====== Data extract ======

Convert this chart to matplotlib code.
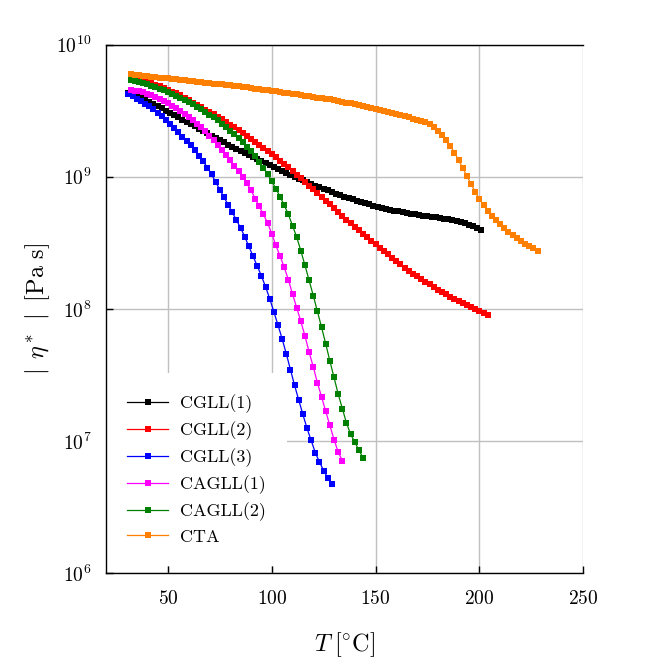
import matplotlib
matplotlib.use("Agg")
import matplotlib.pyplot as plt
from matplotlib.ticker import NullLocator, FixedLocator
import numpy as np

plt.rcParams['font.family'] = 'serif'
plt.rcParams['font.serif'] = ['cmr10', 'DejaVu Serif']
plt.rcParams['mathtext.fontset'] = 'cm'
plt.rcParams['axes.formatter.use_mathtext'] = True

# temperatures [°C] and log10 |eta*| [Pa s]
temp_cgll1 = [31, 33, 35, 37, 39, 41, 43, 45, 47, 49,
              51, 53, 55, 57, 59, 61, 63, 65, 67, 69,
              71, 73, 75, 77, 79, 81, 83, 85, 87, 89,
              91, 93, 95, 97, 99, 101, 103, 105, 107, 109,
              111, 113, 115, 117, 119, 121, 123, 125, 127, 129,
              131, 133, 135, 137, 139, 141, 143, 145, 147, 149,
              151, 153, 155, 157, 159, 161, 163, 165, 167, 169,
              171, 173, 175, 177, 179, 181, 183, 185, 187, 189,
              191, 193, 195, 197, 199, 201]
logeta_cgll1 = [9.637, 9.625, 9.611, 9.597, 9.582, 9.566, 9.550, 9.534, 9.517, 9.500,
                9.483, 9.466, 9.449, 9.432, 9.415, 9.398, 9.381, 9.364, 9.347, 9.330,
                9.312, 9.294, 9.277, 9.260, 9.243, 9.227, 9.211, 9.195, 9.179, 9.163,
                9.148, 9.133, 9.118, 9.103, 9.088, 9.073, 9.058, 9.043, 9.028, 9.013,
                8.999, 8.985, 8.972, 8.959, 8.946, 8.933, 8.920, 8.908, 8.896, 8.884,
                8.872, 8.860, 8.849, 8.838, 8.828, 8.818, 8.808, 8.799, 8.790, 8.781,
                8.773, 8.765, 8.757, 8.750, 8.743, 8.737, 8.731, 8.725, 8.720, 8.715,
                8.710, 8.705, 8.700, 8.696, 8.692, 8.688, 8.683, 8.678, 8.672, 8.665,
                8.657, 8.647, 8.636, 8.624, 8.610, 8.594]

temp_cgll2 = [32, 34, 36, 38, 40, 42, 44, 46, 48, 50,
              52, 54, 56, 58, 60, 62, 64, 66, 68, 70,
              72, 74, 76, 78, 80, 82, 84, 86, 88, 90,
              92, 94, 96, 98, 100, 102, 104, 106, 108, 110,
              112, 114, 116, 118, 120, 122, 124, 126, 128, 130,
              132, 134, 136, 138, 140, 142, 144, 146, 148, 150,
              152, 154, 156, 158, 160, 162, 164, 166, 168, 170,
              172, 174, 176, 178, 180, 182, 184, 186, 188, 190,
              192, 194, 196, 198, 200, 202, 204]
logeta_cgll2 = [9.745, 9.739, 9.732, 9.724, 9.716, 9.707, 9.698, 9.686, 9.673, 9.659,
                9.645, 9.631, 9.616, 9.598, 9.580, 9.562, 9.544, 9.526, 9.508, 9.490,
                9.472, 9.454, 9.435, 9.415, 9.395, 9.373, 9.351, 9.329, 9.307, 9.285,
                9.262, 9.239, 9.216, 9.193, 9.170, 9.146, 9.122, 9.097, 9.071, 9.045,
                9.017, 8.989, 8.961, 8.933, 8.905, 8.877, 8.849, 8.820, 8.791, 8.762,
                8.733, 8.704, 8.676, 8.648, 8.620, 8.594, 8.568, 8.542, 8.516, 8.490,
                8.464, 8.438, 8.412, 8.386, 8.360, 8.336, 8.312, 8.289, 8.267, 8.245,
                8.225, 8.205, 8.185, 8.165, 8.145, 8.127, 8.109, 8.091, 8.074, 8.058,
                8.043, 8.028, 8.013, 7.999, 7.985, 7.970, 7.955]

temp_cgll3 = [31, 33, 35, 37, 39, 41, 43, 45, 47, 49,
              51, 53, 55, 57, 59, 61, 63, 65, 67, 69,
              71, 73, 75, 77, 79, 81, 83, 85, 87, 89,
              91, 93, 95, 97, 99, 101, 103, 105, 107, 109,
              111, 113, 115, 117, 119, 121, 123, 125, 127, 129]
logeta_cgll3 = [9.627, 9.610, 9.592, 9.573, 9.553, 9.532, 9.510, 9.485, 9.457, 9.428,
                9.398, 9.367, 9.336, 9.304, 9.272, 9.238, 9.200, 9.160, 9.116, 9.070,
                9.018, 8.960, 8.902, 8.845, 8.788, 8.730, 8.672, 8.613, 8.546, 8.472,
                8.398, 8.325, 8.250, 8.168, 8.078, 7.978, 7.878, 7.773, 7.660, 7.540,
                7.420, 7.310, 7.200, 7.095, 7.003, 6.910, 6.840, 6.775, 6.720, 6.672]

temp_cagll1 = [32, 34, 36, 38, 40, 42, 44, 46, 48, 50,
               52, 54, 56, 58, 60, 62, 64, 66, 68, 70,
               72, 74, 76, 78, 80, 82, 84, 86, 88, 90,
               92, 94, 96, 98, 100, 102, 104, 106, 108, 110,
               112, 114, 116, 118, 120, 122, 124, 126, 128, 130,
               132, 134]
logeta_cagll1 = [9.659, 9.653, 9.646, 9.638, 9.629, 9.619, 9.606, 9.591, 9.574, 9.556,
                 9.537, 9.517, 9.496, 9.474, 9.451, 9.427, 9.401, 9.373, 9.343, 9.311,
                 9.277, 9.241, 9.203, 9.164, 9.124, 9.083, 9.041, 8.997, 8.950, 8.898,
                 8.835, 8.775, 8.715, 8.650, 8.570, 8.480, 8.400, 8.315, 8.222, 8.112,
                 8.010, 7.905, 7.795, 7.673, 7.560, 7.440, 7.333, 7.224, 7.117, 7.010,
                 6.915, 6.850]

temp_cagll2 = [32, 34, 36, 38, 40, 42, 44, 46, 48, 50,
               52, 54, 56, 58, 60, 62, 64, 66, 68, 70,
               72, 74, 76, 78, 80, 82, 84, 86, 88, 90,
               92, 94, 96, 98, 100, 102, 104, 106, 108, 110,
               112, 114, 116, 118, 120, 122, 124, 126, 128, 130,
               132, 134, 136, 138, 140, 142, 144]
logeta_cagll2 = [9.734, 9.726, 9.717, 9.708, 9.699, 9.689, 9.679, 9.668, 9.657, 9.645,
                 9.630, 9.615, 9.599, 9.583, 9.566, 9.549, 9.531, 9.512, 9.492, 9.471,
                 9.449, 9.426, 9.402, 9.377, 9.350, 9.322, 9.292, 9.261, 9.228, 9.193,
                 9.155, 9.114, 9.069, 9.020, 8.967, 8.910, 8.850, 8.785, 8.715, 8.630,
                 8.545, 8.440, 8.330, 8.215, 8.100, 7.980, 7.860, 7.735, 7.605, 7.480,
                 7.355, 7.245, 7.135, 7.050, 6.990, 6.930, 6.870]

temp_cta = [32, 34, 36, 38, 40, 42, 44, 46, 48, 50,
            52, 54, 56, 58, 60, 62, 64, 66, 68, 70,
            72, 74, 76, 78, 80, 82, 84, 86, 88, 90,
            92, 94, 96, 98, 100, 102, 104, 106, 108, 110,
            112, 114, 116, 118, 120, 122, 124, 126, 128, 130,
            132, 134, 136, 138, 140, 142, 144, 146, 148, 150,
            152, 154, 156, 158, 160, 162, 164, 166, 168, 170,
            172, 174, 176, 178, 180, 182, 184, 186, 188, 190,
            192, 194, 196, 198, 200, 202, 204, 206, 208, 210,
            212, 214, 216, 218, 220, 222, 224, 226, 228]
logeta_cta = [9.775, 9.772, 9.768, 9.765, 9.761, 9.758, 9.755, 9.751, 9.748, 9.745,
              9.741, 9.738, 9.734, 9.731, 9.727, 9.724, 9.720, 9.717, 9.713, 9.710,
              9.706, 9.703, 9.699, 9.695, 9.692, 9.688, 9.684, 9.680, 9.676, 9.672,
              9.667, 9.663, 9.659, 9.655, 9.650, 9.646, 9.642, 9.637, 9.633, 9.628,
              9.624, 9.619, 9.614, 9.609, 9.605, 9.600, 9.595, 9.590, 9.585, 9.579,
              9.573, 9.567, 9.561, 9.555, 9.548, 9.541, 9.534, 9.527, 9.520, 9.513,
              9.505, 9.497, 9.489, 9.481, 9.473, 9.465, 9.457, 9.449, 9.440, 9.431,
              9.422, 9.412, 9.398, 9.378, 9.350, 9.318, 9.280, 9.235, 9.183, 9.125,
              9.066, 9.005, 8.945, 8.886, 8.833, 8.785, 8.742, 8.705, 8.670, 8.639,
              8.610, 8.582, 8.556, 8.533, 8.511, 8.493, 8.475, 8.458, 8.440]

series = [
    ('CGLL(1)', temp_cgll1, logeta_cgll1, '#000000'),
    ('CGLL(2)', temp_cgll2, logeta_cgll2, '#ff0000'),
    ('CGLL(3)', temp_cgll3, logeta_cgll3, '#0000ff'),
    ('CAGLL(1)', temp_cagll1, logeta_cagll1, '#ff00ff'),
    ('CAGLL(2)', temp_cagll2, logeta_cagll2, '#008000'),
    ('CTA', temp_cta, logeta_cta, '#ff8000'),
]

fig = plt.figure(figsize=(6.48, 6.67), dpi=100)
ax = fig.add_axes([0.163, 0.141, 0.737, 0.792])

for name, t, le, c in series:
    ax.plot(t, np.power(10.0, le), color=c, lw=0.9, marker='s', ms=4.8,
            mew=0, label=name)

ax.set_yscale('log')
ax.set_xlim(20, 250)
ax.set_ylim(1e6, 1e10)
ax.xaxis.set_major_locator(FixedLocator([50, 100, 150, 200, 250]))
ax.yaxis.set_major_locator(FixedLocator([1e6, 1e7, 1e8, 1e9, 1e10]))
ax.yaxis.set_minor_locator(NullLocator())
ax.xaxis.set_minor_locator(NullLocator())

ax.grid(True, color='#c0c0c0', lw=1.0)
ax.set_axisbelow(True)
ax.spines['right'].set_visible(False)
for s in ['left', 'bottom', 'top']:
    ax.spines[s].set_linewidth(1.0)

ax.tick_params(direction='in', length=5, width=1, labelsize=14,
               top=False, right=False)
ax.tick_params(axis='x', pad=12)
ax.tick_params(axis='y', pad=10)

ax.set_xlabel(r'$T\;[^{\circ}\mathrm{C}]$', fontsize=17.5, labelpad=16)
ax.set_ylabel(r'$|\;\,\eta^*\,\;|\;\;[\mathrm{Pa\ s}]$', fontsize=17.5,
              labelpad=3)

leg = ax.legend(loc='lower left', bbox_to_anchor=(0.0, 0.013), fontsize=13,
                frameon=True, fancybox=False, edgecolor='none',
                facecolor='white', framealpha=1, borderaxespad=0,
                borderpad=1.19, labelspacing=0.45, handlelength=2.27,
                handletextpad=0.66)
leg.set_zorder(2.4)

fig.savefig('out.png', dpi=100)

======

■ **Task directions**
Find and copy each line above that includes the string "matplotlib".

■ **Reply to the exercise**
Convert this chart to matplotlib code.
import matplotlib
matplotlib.use("Agg")
import matplotlib.pyplot as plt
from matplotlib.ticker import NullLocator, FixedLocator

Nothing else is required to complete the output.